General Dynamics NASSCO, San Diego, has taken delivery of a new floating drydock to support maintenance and repair projects.

The 830'x177'x69' drydock was built by Gemak in Yalova, Turkey, and transported 13,500 nautical miles to the United States aboard Boskalis' 902'x246' BOKA Vanguard, one of the world's largest semi-submersible heavy-lift ships.

The move was managed by Kuehne+Nagel, which routed the drydock through the Atlantic and Pacific Oceans. Due to its size, the BOKA Vanguard could not transit the Panama Canal.

"It took months of planning, designing, measuring, calculating, checking, and then re-checking, re-calculating, to ensure the two sea giants could become one and sail safely," the company said in a statement.

“We had checklists. Then we had checklists for the checklists: every smallest detail accounted for, nothing left to chance,” said Aliye Erkan Bıyık, national project logistics manager at Kuehne+Nagel.
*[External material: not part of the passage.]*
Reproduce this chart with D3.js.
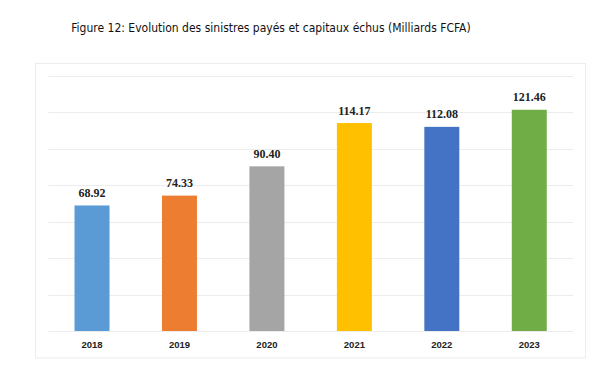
<!DOCTYPE html>
<html lang="fr">
  <head>
    <meta charset="UTF-8" />
    <script src="https://d3js.org/d3.v7.min.js"></script>
    <title>Sinistres payés</title>
    <style type="text/css">
      body {
        margin: 0;
        background: #fff;
      }
      .title {
        font-family: 'DejaVu Sans Condensed', 'DejaVu Sans', sans-serif;
        font-size: 12px;
        fill: #111;
      }
      .value-label {
        font-family: 'Liberation Serif', serif;
        font-weight: bold;
        font-size: 12px;
        fill: #222;
      }
      .x-axis text {
        font-family: 'Liberation Sans', sans-serif;
        font-weight: bold;
        font-size: 9.5px;
        fill: #222;
      }
    </style>
  </head>
  <body>
    <svg width="600" height="372"></svg>
  </body>
  <script type="text/javascript">
    // data
    const years = ['2018', '2019', '2020', '2021', '2022', '2023'];
    const amounts = [68.92, 74.33, 90.4, 114.17, 112.08, 121.46];
    const barColors = ['#5B9BD5', '#ED7D31', '#A5A5A5', '#FFC000', '#4472C4', '#70AD47'];
    const yTicks = [0, 20, 40, 60, 80, 100, 120, 140];

    const svg = d3.select('svg');

    // chart frame
    svg
      .append('rect')
      .attr('x', 35.5)
      .attr('y', 63.5)
      .attr('width', 550)
      .attr('height', 294.5)
      .attr('fill', '#fff')
      .attr('stroke', '#ececec');

    svg
      .append('text')
      .attr('class', 'title')
      .attr('x', 271)
      .attr('y', 32)
      .attr('text-anchor', 'middle')
      .text('Figure 12: Evolution des sinistres payés et capitaux échus (Milliards FCFA)');

    const plotLeft = 48.3;
    const plotRight = 573;
    const plotTop = 76;
    const plotBottom = 331;

    const xScale = d3.scaleBand().domain(years).range([plotLeft, plotRight]).paddingInner(0.6).paddingOuter(0.3);
    const yScale = d3.scaleLinear().domain([0, 140]).range([plotBottom, plotTop]);

    // grid lines
    svg
      .append('g')
      .selectAll('line')
      .data(yTicks)
      .enter()
      .append('line')
      .attr('x1', plotLeft)
      .attr('x2', plotRight)
      .attr('y1', (d) => Math.round(yScale(d)) + 0.5)
      .attr('y2', (d) => Math.round(yScale(d)) + 0.5)
      .attr('stroke', '#ececec');

    // bars
    svg
      .append('g')
      .selectAll('rect')
      .data(amounts)
      .enter()
      .append('rect')
      .attr('x', (d, i) => xScale(years[i]))
      .attr('y', (d) => yScale(d))
      .attr('width', xScale.bandwidth())
      .attr('height', (d) => yScale(0) - yScale(d))
      .attr('fill', (d, i) => barColors[i]);

    // value labels
    svg
      .append('g')
      .selectAll('text')
      .data(amounts)
      .enter()
      .append('text')
      .attr('class', 'value-label')
      .attr('x', (d, i) => xScale(years[i]) + xScale.bandwidth() / 2)
      .attr('y', (d) => yScale(d) - 8.5)
      .attr('text-anchor', 'middle')
      .text((d) => d.toFixed(2));

    // x axis labels
    const xAxis = svg
      .append('g')
      .attr('class', 'x-axis')
      .attr('transform', `translate(0, ${plotBottom})`)
      .call(d3.axisBottom(xScale).tickSize(0).tickPadding(10));
    xAxis.select('.domain').remove();
  </script>
</html>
The new drydock replaces the 40-year-old NASSCO Builder. With a lifting capacity of 35,000 tons, it enables NASSCO to repair any U.S. Navy ship except Nimitz-class aircraft carriers.

The new drydock features fully electric wing wall cranes, LED lighting throughout, non-copper-containing hull coating, and is more efficient and cleaner for the environment, according to NASSCO.